Mark Ralston | AFP | Getty Images

Author Marianne Williamson announced her exit from the 2024 presidential race.

“As of today we are suspending our campaign,” she wrote Wednesday evening in a message to supporters.

“While the level of our failure is obvious to all, a level of success is real nonetheless,” she wrote. “We articulated deeper, more authentic truths than those regularly acknowledged by the political establishment.”

Williamson was one of few Democratic challengers to incumbent President Joe Biden, along with House Rep. Dean Phillips, D-Minn. She and Phillips both consistently polled with single-digit margins.

Williamson won roughly 2% of the vote in South Carolina’s Democratic primary last weekend.
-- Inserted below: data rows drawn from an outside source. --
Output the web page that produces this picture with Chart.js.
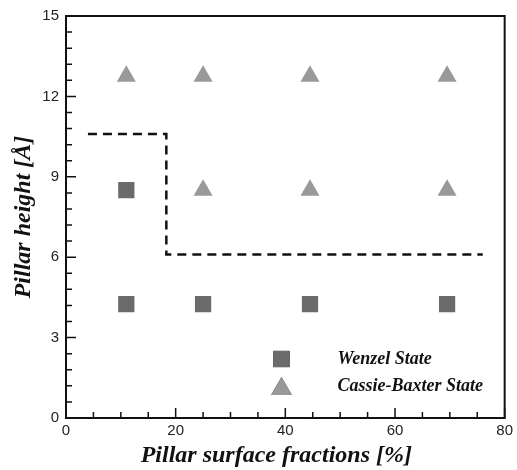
<!DOCTYPE html>
<html>
<head>
<meta charset="utf-8">
<script src="https://cdn.jsdelivr.net/npm/chart.js@4.4.0/dist/chart.umd.min.js"></script>
<style>
  html, body { margin: 0; padding: 0; background: #fff; }
  #wrap { width: 517px; height: 470px; }
</style>
</head>
<body>
<div id="wrap"><canvas id="c"></canvas></div>
<script>
// values
const wenzelX = [11, 25, 44.5, 69.5, 11];
const wenzelY = [4.25, 4.25, 4.25, 4.25, 8.5];
const cassieX = [11, 25, 44.5, 69.5, 25, 44.5, 69.5];
const cassieY = [12.75, 12.75, 12.75, 12.75, 8.5, 8.5, 8.5];
const boundaryX = [4, 18.3, 18.3, 76];
const boundaryY = [10.6, 10.6, 6.1, 6.1];
const xTicks = [0, 20, 40, 60, 80];
const yTicks = [0, 3, 6, 9, 12, 15];
const seriesNames = ['Wenzel State', 'Cassie-Baxter State'];

const toPts = (xs, ys) => xs.map((x, i) => ({x: x, y: ys[i]}));

const serif = '"Liberation Serif", "Times New Roman", serif';
const sans = '"Liberation Sans", Arial, sans-serif';

// ticks pointing into the plot, minor ones included, plus the closed frame
const frame = {
    id: 'frame',
    afterDatasetsDraw(chart) {
        const {ctx, chartArea: a, scales: {x, y}} = chart;
        ctx.save();
        ctx.strokeStyle = '#111';
        ctx.lineWidth = 1.5;
        ctx.beginPath();
        for (let v = 0; v <= 80.01; v += 5) {
            const px = x.getPixelForValue(v);
            const len = v % 20 === 0 ? 10 : 6;
            ctx.moveTo(px, a.bottom);
            ctx.lineTo(px, a.bottom - len);
        }
        for (let k = 0; k <= 25; k++) {
            const py = y.getPixelForValue(k * 0.6);
            const len = k % 5 === 0 ? 10 : 6;
            ctx.moveTo(a.left, py);
            ctx.lineTo(a.left + len, py);
        }
        ctx.stroke();
        ctx.lineWidth = 2;
        ctx.strokeRect(a.left, a.top, a.right - a.left, a.bottom - a.top);
        ctx.restore();
    }
};

// legend sitting inside the plot, lower right
const innerLegend = {
    id: 'innerLegend',
    afterDraw(chart) {
        const ctx = chart.ctx;
        const a = chart.chartArea;
        const x0 = chart.scales.x.getPixelForValue(39.3);
        const rows = [a.bottom - 59, a.bottom - 32];
        ctx.save();
        [0, 1].forEach(i => {
            const ds = chart.data.datasets[i];
            Chart.helpers.drawPoint(ctx, {
                pointStyle: ds.pointStyle,
                radius: i === 0 ? 11.5 : 12,
                borderWidth: 0
            }, x0, rows[i] + (i === 1 ? 3 : 0));
            ctx.fillStyle = ds.backgroundColor;
            ctx.fill();
            ctx.fillStyle = '#111';
            ctx.font = 'italic bold 18px ' + serif;
            ctx.textBaseline = 'middle';
            ctx.textAlign = 'left';
            ctx.fillText(seriesNames[i], x0 + 56, rows[i]);
        });
        ctx.restore();
    }
};

new Chart(document.getElementById('c'), {
    type: 'scatter',
    data: {
        datasets: [{
            label: seriesNames[0],
            data: toPts(wenzelX, wenzelY),
            pointStyle: 'rect',
            pointRadius: 11.5,
            pointHoverRadius: 11.5,
            borderWidth: 0,
            backgroundColor: '#6b6b6b'
        }, {
            label: seriesNames[1],
            data: toPts(cassieX, cassieY),
            pointStyle: 'triangle',
            pointRadius: 11,
            pointHoverRadius: 11,
            borderWidth: 0,
            backgroundColor: '#999999'
        }, {
            label: 'boundary',
            type: 'line',
            data: toPts(boundaryX, boundaryY),
            borderColor: '#111',
            borderWidth: 2.5,
            borderDash: [9, 6],
            pointRadius: 0,
            fill: false,
            tension: 0
        }]
    },
    options: {
        responsive: true,
        maintainAspectRatio: false,
        animation: false,
        layout: {padding: {top: 13, right: 8, left: 0, bottom: 0}},
        plugins: {legend: {display: false}, tooltip: {enabled: false}},
        scales: {
            x: {
                type: 'linear', min: 0, max: 80,
                afterBuildTicks: s => { s.ticks = xTicks.map(v => ({value: v})); },
                afterFit: s => { s.height = 52; },
                grid: {display: false, drawTicks: false},
                border: {display: false},
                ticks: {padding: 4, color: '#222', font: {family: sans, size: 15}, maxRotation: 0},
                title: {
                    display: true, text: 'Pillar surface fractions [%]   ', color: '#111',
                    font: {family: serif, size: 24, weight: 'bold', style: 'italic'},
                    padding: {top: 3, bottom: 0}
                }
            },
            y: {
                type: 'linear', min: 0, max: 15,
                afterBuildTicks: s => { s.ticks = yTicks.map(v => ({value: v})); },
                afterFit: s => { s.width = 66; },
                grid: {display: false, drawTicks: false},
                border: {display: false},
                ticks: {padding: 7, color: '#222', font: {family: sans, size: 15}},
                title: {
                    display: true, text: 'Pillar height [Å]', color: '#111',
                    font: {family: serif, size: 24, weight: 'bold', style: 'italic'},
                    padding: {top: 9, bottom: 0}
                }
            }
        }
    },
    plugins: [frame, innerLegend]
});
</script>
</body>
</html>
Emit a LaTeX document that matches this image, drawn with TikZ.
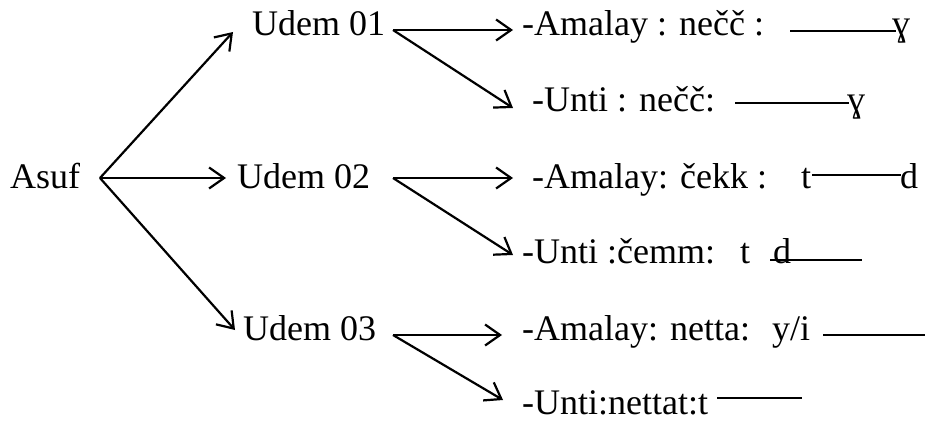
\documentclass[tikz,border=0pt]{standalone}
\usepackage{fontspec}
\setmainfont{Liberation Serif}
\usetikzlibrary{arrows.meta}
\begin{document}
\begin{tikzpicture}[x=1pt,y=-1pt,
  txt/.style={anchor=base west,inner sep=0pt,font=\fontsize{36}{40}\selectfont},
  arr/.style={line width=2.2pt,-{Straight Barb[length=15pt,width=21pt,line width=2.2pt]}},
  rule/.style={line width=1.8pt}]
\useasboundingbox (0,0) rectangle (928,420);
% level 0 and 1
\node[txt] (asuf) at (10,188) {Asuf};
\node[txt] (u1) at (252,36) {Udem 01};
\node[txt] (u2) at (237,188) {Udem 02};
\node[txt] (u3) at (243,340) {Udem 03};
\coordinate (asR) at (100,178);
\coordinate (u1in) at (233,32);
\coordinate (u2in) at (226,178);
\coordinate (u3in) at (235,330);
\draw[arr] (asR) -- (u1in);
\draw[arr] (asR) -- (u2in);
\draw[arr] (asR) -- (u3in);
% fan points
\coordinate (u1R) at (393,30);
\coordinate (u2R) at (393,178);
\coordinate (u3R) at (393,335);
\coordinate (r1in) at (513,30);
\coordinate (r2in) at (513,108);
\coordinate (r3in) at (513,178);
\coordinate (r4in) at (513,255);
\coordinate (r5in) at (502,335);
\coordinate (r6in) at (503,400);
\draw[arr] (u1R) -- (r1in);
\draw[arr] (u1R) -- (r2in);
\draw[arr] (u2R) -- (r3in);
\draw[arr] (u2R) -- (r4in);
\draw[arr] (u3R) -- (r5in);
\draw[arr] (u3R) -- (r6in);
% row texts
\node[txt] (r1) at (522,36) {-Amalay : nečč :};
\node[txt] (g1) at (892,36) {ɣ};
\node[txt] (r2) at (532,111) {-Unti : nečč:};
\node[txt] (g2) at (847,111) {ɣ};
\node[txt] (r3) at (532,188) {-Amalay: čekk :};
\node[txt] (t3) at (801,188) {t};
\node[txt] (d3) at (900,188) {d};
\node[txt] (r4) at (522,263) {-Unti :čemm:};
\node[txt] (t4) at (740,263) {t};
\node[txt] (d4) at (773,263) {d};
\node[txt] (r5) at (522,340) {-Amalay: netta:};
\node[txt] (y5) at (772,340) {y/i};
\node[txt] (r6) at (522,414) {-Unti:nettat:t};
% rules
\coordinate (l1a) at (790,31);  \coordinate (l1b) at (896,31);
\coordinate (l2a) at (735,103); \coordinate (l2b) at (849,103);
\coordinate (l3a) at (812,175); \coordinate (l3b) at (901,175);
\coordinate (l4a) at (770,260); \coordinate (l4b) at (862,260);
\coordinate (l5a) at (823,335); \coordinate (l5b) at (925,335);
\coordinate (l6a) at (717,398); \coordinate (l6b) at (802,398);
\draw[rule] (l1a) -- (l1b);
\draw[rule] (l2a) -- (l2b);
\draw[rule] (l3a) -- (l3b);
\draw[rule] (l4a) -- (l4b);
\draw[rule] (l5a) -- (l5b);
\draw[rule] (l6a) -- (l6b);
\end{tikzpicture}
\end{document}
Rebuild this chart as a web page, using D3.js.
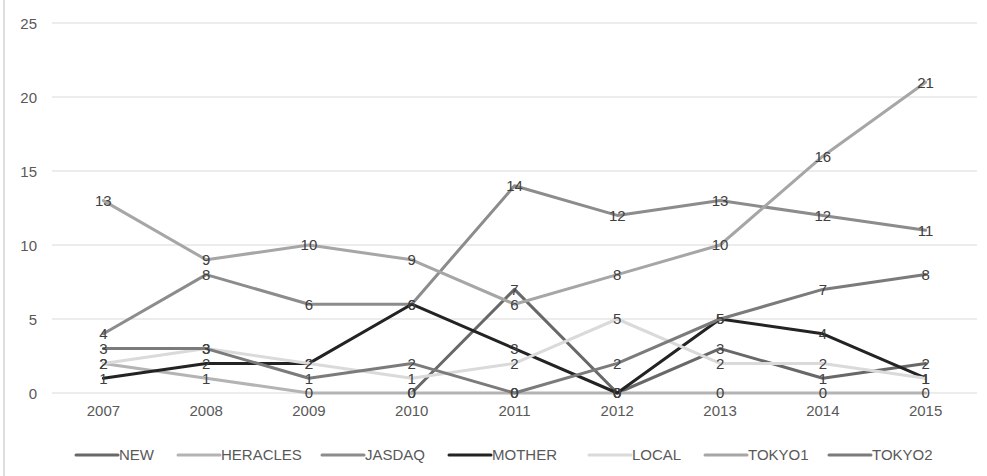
<!DOCTYPE html>
<html>
<head>
<meta charset="utf-8">
<script src="https://cdn.jsdelivr.net/npm/d3@7"></script>
<style>
  html, body { margin: 0; padding: 0; background: #fff; }
  svg { display: block; font-family: "Liberation Sans", Arial, sans-serif; }
</style>
</head>
<body>
<svg id="chart" width="987" height="476"></svg>
<script>
// Yearly counts per market
const years = ["2007", "2008", "2009", "2010", "2011", "2012", "2013", "2014", "2015"];
const seriesNames = ["NEW", "HERACLES", "JASDAQ", "MOTHER", "LOCAL", "TOKYO1", "TOKYO2"];
const NEW      = [null, null, null, 0, 7, 0, 3, 1, 2];
const HERACLES = [2, 1, 0, 0, 0, 0, 0, 0, 0];
const JASDAQ   = [4, 8, 6, 6, 14, 12, 13, 12, 11];
const MOTHER   = [1, 2, 2, 6, 3, 0, 5, 4, 1];
const LOCAL    = [2, 3, 2, 1, 2, 5, 2, 2, 1];
const TOKYO1   = [13, 9, 10, 9, 6, 8, 10, 16, 21];
const TOKYO2   = [3, 3, 1, 2, 0, 2, 5, 7, 8];
const yTicks = [0, 5, 10, 15, 20, 25];

const seriesValues = [NEW, HERACLES, JASDAQ, MOTHER, LOCAL, TOKYO1, TOKYO2];
const seriesColors = ["#686868", "#b4b4b4", "#8c8c8c", "#232323", "#dadada", "#a6a6a6", "#7b7b7b"];

const svg = d3.select("#chart");

// Outer frame edge on the left
svg.append("line")
  .attr("x1", 4).attr("x2", 4).attr("y1", 0).attr("y2", 476)
  .attr("stroke", "#d4d4d4").attr("stroke-width", 1.5);

const plot = { left: 52, right: 977, top: 23, bottom: 393 };

const x = d3.scaleBand().domain(years).range([plot.left, plot.right]);
const y = d3.scaleLinear().domain([0, 25]).range([plot.bottom, plot.top]);
const cx = d => x(d) + x.bandwidth() / 2;

// Horizontal gridlines
svg.append("g").selectAll("line").data(yTicks).join("line")
  .attr("x1", plot.left).attr("x2", plot.right)
  .attr("y1", d => y(d)).attr("y2", d => y(d))
  .attr("stroke", "#d9d9d9").attr("stroke-width", 1);

// Y axis tick labels
const yAxis = svg.append("g")
  .attr("transform", `translate(${plot.left - 15},0)`)
  .call(d3.axisLeft(y).tickValues(yTicks).tickSize(0).tickPadding(0));
yAxis.select(".domain").remove();
yAxis.selectAll("text")
  .attr("fill", "#595959").attr("font-size", 15)
  .attr("font-family", "Liberation Sans, Arial, sans-serif")
  .attr("dy", "0.35em");

// X axis category labels
const xAxis = svg.append("g")
  .attr("transform", `translate(0,${plot.bottom})`)
  .call(d3.axisBottom(x).tickSize(0).tickPadding(12));
xAxis.select(".domain").remove();
xAxis.selectAll("text")
  .attr("fill", "#595959").attr("font-size", 15)
  .attr("font-family", "Liberation Sans, Arial, sans-serif");

// Series lines
const line = d3.line()
  .defined(d => d.v !== null)
  .x(d => cx(d.year))
  .y(d => y(d.v));

const series = seriesNames.map((name, i) => ({
  name,
  color: seriesColors[i],
  points: years.map((yr, j) => ({ year: yr, v: seriesValues[i][j] }))
}));

svg.append("g").selectAll("path").data(series).join("path")
  .attr("d", s => line(s.points))
  .attr("fill", "none")
  .attr("stroke", s => s.color)
  .attr("stroke-width", 3)
  .attr("stroke-linejoin", "round")
  .attr("stroke-linecap", "round");

// Data labels centred on each point
const labelGroup = svg.append("g");
series.forEach(s => {
  labelGroup.selectAll(null)
    .data(s.points.filter(p => p.v !== null))
    .join("text")
    .attr("x", p => cx(p.year))
    .attr("y", p => y(p.v))
    .attr("dy", "0.36em")
    .attr("text-anchor", "middle")
    .attr("font-size", 15)
    .attr("fill", "#404040")
    .text(p => p.v);
});

// Legend
const legendX = [76, 178, 322, 449, 589, 705, 829];
const legendY = 455;
const legend = svg.append("g").selectAll("g").data(series).join("g")
  .attr("transform", (s, i) => `translate(${legendX[i]},${legendY})`);
legend.append("line")
  .attr("x1", 0).attr("x2", 42).attr("y1", 0).attr("y2", 0)
  .attr("stroke", s => s.color).attr("stroke-width", 3)
  .attr("stroke-linecap", "round");
legend.append("text")
  .attr("x", 43).attr("y", 0).attr("dy", "0.36em")
  .attr("font-size", 15).attr("fill", "#595959")
  .text(s => s.name);
</script>
</body>
</html>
The self-help guru campaigned on an anti-establishment platform, looking to “Disrupt the System,” according to one of her slogans. This was her second presidential bid, after a failed primary campaign in 2020.

Williamson, 71, said that she was running for president to “course-correct” the damage of former President Donald Trump and prevent him from winning a second term.

But the Texas native mainly entered the race to be an alternative to Biden, during a time when early polling showed the president lagging on key issues like the economy and losing support among core Democratic voting blocs, like Latino voters.

Biden’s perceived weak spots created an opportunity for candidates like Williamson and Phillips to campaign primarily as Biden substitutes.

“Biden will not win. I will,” Williamson wrote in an X post hours before the results of the Nevada Democratic primary on Tuesday.

As the primary season gor underway, it quickly became clear that Williamson’s enthusiasm and often spiritual message did not resonate with voters any more this year, than it had in 2020.

Biden clinched victories in New Hampshire as a write-in candidate and in South Carolina’s primary, squeezing Williamson even farther into the margins of the field.

Her best shot at picking up votes was in New Hampshire’s Democratic primary, where Biden’s name was not officially on the ballot. New Hampshire voters pride themselves on their independence from the strict two-party system, and outsider candidates tend to fare better in the Granite State than they do anywhere else.

Despite the structural advantages New Hampshire offered a candidate like Williamson, ultimately she secured just 4% of Democratic primary votes.

“While we did not succeed at running a winning political campaign, I know in my heart that we impacted the political ethers,” Williamson wrote Wednesday.

“We spoke for those most ignored in America today and whose wounds are most in need of healing. I wish I could have reached them,” she wrote.